At Harlem’s Oberia Dempsey Multi-Service Center Thursday Jan. 11, New York City’s Office of Media and Entertainment, in partnership with the Neighborhood Opportunity Network and The Animation Project, unveiled an exciting new initiative called the Made in NY Animation Project. Much more than teaching basic skills, this project prepares young New Yorkers for careers in the burgeoning areas of media and entertainment. The New Animation Industry Council, made up of professionals from New York animation studios, directly advise the program.
Digital animation is a rapidly growing sector of the entertainment industry, sought after for everything from advertising to video games, and from film and television to fields such as health care and architecture. New York City is a leading urban area for employing multimedia artists and animators, second only to Los Angeles. The field is projected to add 10,000 well-paying jobs to the city’s economy by 2024, fueled by increased demand for graphics and visual effects in video games, film, television and mobile devices.
Media and Entertainment Commissioner Julie Menin explained, “When we talk about animation people think about cartoons. That’s not what we’re talking about. We’re talking about applications for things like digital content for health care. Animation comes so much into play today in how we interact in so many different sectors. That’s why it’s so vitally important that we’re offering this training to so many young New Yorkers.”
This past summer, the Made in NY Animation Project rolled out lab groups at Neighborhood Opportunity Networks in each of the five boroughs. These NeONs are community-based offices that offer a wide range of free program and services to people on probation and other community residents. NeONs are located in Brooklyn, Queens, Bronx and Staten Island. The participating NeONs are offering the program at no cost in 12-week cycles throughout the year. The Made in NY Animation Project has expanded into 10 middle and high schools in these neighborhoods, with courses offered during the school day.

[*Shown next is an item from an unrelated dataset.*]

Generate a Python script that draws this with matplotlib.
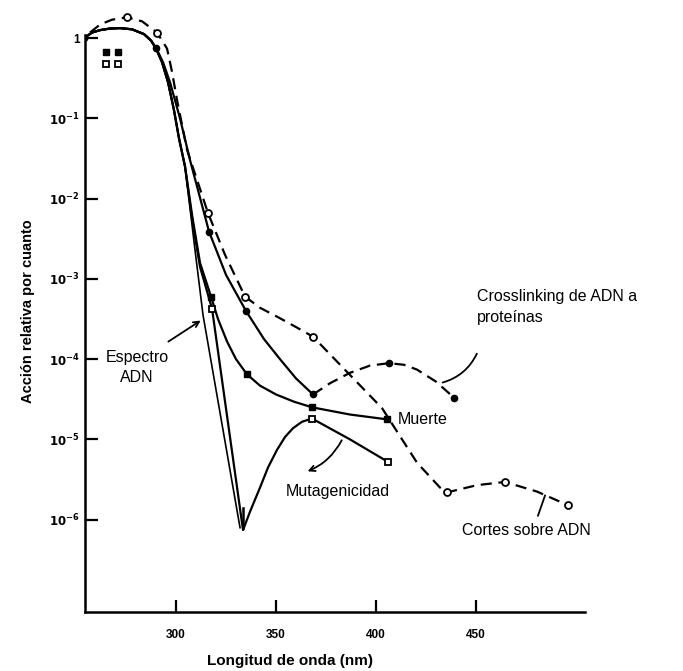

The program actually started with the Department of Probation. It was made available as a job training option to some of the people the department serves. Ana Bermudez, commissioner of the New York City Department of Probation, said, “We were kind of the originators, if you will. We have been using the animation project for a very long time. Young people on probation develop the skills in animation that this project brings to bear. In this administration we come together in unusual ways, and when we heard that the Mayor’s Office of Media and Entertainment wanted to bring in funding and an experience for young people in New York City around 21st century job skills and around media and entertainment, it was a no-brainer to put those two things together and expand the animation project to the whole city, beyond young people on probation. Especially those who wouldn’t normally have access to this technology and opportunity.”
One of the people who participated in the program with the Probation Department is Chris Moses who at 14, found himself on probation. He was approached to do the animation program and jumped at the chance. Having completed the program in which he mastered applications such as Photoshop for image editing and 3ds Max for gaming animation, he now interns with The Animation Project. Moses also shares his experience with his friends in his Coney Island neighborhood in the hopes that they will be encouraged to participate. “I tell them how it changed my life and how it can change theirs as well, even though it’s not gonna happen immediately,” he said. “It is a steppingstone to get to where
you want to be.”
Seasoned professionals in the areas of film, television, advertising, animation, design and visual effects run the training programs. One of those people is animation producer Lightning Yumeku. His company, 3 Degrees Films, is based in Harlem. “We make pilots for people who want to pitch their ideas to major networks and we also make and design children’s books and music videos,” said Yumeku, who was on hand at the announcement Thursday morning. He added that he is “looking forward to the opportunity to help a lot of kids realize and achieve their potential as new animators, designers and creative people.”